=== Data ===
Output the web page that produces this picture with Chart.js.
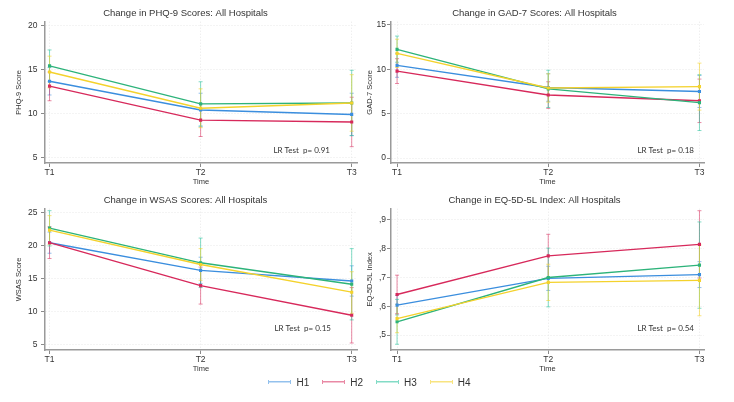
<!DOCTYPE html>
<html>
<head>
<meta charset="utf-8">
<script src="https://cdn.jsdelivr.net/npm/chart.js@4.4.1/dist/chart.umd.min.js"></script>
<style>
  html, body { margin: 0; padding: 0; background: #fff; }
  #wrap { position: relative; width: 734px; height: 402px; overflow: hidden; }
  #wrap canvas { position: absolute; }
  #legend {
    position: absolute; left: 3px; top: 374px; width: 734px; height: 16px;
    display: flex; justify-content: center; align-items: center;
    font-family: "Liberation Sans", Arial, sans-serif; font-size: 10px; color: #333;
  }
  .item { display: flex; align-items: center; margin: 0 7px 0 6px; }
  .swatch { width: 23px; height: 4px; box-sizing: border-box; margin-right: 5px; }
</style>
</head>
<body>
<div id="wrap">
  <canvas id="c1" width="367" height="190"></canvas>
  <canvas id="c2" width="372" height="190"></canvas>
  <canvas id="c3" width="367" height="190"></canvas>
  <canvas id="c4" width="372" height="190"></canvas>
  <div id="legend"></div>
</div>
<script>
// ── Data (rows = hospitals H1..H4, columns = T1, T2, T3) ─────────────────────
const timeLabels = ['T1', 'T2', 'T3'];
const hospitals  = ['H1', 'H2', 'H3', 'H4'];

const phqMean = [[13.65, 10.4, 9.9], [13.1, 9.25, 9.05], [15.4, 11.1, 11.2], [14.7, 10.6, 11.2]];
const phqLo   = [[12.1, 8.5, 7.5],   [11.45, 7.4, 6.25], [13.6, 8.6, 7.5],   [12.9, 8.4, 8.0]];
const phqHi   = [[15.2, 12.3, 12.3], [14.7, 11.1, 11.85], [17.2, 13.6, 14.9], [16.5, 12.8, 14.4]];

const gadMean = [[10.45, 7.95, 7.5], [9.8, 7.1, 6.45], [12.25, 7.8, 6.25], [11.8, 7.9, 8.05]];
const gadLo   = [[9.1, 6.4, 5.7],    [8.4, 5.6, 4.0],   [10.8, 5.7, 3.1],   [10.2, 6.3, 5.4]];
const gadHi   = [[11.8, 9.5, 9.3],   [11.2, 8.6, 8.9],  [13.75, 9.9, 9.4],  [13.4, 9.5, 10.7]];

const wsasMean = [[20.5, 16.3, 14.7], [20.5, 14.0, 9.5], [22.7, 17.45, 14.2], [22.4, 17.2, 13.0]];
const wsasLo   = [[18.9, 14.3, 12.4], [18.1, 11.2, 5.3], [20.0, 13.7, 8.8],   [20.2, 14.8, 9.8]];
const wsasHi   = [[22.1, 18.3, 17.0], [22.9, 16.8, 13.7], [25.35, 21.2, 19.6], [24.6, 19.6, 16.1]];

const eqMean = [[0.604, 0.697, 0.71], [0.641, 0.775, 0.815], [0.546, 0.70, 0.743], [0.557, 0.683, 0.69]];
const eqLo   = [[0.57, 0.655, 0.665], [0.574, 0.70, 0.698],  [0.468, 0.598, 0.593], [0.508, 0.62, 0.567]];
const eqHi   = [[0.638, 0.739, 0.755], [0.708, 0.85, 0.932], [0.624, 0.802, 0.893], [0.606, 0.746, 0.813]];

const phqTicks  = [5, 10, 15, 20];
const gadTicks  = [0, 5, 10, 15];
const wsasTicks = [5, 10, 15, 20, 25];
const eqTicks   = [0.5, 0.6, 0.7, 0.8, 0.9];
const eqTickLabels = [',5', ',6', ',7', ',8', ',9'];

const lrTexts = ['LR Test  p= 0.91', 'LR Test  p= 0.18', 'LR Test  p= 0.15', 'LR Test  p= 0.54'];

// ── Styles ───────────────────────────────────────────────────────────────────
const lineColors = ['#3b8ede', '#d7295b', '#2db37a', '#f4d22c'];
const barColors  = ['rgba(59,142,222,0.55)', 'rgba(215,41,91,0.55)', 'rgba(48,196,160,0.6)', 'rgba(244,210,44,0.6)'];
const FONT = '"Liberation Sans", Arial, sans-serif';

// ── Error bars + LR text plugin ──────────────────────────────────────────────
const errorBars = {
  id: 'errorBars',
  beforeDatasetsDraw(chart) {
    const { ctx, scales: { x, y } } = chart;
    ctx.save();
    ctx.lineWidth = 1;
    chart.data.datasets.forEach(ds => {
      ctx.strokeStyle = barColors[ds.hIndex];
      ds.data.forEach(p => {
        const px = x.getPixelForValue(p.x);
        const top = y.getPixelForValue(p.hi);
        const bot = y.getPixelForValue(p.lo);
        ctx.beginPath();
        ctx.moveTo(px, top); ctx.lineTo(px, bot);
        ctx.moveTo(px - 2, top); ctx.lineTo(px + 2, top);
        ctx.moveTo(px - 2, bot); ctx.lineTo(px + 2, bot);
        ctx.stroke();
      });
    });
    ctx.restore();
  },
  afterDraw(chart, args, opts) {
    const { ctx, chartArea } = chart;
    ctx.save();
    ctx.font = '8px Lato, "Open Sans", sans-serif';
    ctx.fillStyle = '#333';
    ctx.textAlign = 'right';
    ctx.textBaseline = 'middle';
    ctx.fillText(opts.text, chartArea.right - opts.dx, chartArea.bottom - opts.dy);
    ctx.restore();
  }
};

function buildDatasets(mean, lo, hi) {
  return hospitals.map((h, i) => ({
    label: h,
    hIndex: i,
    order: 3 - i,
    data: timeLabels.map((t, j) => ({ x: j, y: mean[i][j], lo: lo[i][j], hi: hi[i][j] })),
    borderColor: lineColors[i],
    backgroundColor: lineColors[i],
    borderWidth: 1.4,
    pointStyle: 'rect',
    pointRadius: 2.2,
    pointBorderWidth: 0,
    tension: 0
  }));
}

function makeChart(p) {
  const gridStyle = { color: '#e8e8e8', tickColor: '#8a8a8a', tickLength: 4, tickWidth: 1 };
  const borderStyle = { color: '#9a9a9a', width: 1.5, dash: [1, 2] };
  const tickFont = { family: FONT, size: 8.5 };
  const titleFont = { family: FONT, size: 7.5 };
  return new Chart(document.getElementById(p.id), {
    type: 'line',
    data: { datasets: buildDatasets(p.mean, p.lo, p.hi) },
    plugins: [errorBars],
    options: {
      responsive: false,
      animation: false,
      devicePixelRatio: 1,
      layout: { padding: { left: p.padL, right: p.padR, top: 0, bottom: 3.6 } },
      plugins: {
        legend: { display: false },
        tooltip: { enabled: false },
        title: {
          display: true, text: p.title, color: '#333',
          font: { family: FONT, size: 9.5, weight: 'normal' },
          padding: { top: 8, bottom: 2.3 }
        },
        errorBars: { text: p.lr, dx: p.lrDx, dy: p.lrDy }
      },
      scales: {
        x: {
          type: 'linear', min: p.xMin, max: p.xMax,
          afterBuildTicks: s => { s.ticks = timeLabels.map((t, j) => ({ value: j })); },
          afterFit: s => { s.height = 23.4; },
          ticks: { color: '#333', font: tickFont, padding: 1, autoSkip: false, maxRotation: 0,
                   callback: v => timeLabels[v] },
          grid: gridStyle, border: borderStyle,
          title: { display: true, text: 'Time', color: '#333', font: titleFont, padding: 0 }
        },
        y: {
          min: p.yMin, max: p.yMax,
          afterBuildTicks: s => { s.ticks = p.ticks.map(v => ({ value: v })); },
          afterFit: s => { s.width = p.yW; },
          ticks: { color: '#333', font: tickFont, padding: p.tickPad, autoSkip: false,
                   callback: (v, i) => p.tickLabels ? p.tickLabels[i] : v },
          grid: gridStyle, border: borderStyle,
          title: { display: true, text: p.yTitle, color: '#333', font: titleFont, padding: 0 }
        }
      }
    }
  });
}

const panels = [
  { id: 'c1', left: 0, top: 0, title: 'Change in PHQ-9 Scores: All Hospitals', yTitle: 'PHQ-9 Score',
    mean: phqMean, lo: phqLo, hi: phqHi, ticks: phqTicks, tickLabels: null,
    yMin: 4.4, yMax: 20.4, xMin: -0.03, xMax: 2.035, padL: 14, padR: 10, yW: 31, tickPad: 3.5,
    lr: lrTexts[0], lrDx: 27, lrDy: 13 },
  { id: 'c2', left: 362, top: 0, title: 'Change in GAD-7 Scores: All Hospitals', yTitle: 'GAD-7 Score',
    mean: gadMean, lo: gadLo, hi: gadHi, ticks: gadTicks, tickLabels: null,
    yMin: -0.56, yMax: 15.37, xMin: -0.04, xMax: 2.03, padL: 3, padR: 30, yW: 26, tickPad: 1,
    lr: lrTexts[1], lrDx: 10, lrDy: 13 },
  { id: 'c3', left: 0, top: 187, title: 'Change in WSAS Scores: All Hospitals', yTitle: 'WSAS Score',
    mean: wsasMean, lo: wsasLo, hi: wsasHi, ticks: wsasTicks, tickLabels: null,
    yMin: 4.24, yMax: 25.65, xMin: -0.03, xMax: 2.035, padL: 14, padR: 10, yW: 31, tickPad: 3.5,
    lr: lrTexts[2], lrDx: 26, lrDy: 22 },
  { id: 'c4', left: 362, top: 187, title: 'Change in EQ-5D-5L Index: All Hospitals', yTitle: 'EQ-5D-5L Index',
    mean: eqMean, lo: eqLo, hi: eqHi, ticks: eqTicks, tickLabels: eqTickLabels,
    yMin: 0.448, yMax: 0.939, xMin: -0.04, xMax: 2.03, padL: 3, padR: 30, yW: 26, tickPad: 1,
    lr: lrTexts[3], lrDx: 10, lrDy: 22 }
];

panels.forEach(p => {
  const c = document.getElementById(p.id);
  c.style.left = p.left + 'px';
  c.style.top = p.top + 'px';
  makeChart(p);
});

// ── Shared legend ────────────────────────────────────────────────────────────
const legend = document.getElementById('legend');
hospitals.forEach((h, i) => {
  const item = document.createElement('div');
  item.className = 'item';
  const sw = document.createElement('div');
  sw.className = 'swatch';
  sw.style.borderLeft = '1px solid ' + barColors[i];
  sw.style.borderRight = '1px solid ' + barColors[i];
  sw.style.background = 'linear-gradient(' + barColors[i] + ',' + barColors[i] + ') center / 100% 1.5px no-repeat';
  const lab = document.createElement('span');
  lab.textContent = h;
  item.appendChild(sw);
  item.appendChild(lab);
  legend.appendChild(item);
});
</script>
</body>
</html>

=== Aim ===
Write down every line from the opening of the listing to the line with "[13.4, 9.5, 10.7]];", both included, and nothing else; the pictures are omitted.

=== Answer to the exercise ===
Output the web page that produces this picture with Chart.js.
<!DOCTYPE html>
<html>
<head>
<meta charset="utf-8">
<script src="https://cdn.jsdelivr.net/npm/chart.js@4.4.1/dist/chart.umd.min.js"></script>
<style>
  html, body { margin: 0; padding: 0; background: #fff; }
  #wrap { position: relative; width: 734px; height: 402px; overflow: hidden; }
  #wrap canvas { position: absolute; }
  #legend {
    position: absolute; left: 3px; top: 374px; width: 734px; height: 16px;
    display: flex; justify-content: center; align-items: center;
    font-family: "Liberation Sans", Arial, sans-serif; font-size: 10px; color: #333;
  }
  .item { display: flex; align-items: center; margin: 0 7px 0 6px; }
  .swatch { width: 23px; height: 4px; box-sizing: border-box; margin-right: 5px; }
</style>
</head>
<body>
<div id="wrap">
  <canvas id="c1" width="367" height="190"></canvas>
  <canvas id="c2" width="372" height="190"></canvas>
  <canvas id="c3" width="367" height="190"></canvas>
  <canvas id="c4" width="372" height="190"></canvas>
  <div id="legend"></div>
</div>
<script>
// ── Data (rows = hospitals H1..H4, columns = T1, T2, T3) ─────────────────────
const timeLabels = ['T1', 'T2', 'T3'];
const hospitals  = ['H1', 'H2', 'H3', 'H4'];

const phqMean = [[13.65, 10.4, 9.9], [13.1, 9.25, 9.05], [15.4, 11.1, 11.2], [14.7, 10.6, 11.2]];
const phqLo   = [[12.1, 8.5, 7.5],   [11.45, 7.4, 6.25], [13.6, 8.6, 7.5],   [12.9, 8.4, 8.0]];
const phqHi   = [[15.2, 12.3, 12.3], [14.7, 11.1, 11.85], [17.2, 13.6, 14.9], [16.5, 12.8, 14.4]];

const gadMean = [[10.45, 7.95, 7.5], [9.8, 7.1, 6.45], [12.25, 7.8, 6.25], [11.8, 7.9, 8.05]];
const gadLo   = [[9.1, 6.4, 5.7],    [8.4, 5.6, 4.0],   [10.8, 5.7, 3.1],   [10.2, 6.3, 5.4]];
const gadHi   = [[11.8, 9.5, 9.3],   [11.2, 8.6, 8.9],  [13.75, 9.9, 9.4],  [13.4, 9.5, 10.7]];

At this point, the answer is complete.